In about a month, heavy construction equipment will no longer be needed inside the building. It will be removed through the large open rear passageway at the northwest corner, after which watertight flood doors will be installed.

“You could have seven feet of water back there and it won’t come through those doors,” Mr. Tucker said.

Inside the front of the building, a semicircle on the floor in orange crayon shows where the curved point-of-sale counter will be located in the entryway. There moviegoers will buy their tickets and head through the interior doors into the lobby, passing the restrooms, the grand staircase and a concession counter before they reach vestibules leading to House 1 and House 2.

Some visitors may want to hang out at the café to buy coffee and treats. That space, inside a bank of doors that will replicate the old cinema’s recessed main entrance, was formerly quite narrow, but it no longer includes the built-in retail area that was last occupied by an art gallery.

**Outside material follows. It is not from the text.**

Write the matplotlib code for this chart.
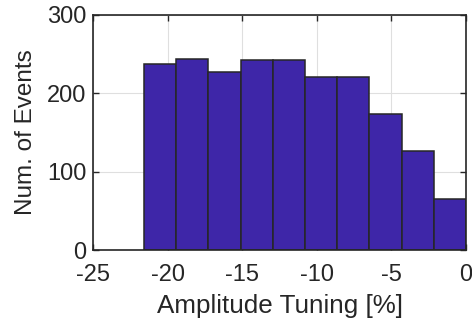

“All those people waiting for busses can peek in now” and spend some time checking out the digital display cases that will highlight upcoming films, screening and events, said Ms. Gordon.

“I think that people don’t entirely understand how complicated a building like this is,” she added. “This isn’t just like putting in a restaurant, it isn’t like building a house, it isn’t like even a museum … It’s like a jigsaw puzzle, complicated in a really interesting way. It’s certainly a work in progress but what’s so heartening is to see the walls, the real shape of it; I think that’s what’s exciting.”

The theatre will have “really incredible sound and an incredible picture and there’s nothing east of the city that I know about that has this state-of-the art quality,” Ms. Gordon said.

But it’s not just a movie theatre, either.

“It really is a community center,” Ms. Gordon said. “There’s going to be education and outreach, there’s going to be something happening here all the time, not just from 6 o’clock onwards.”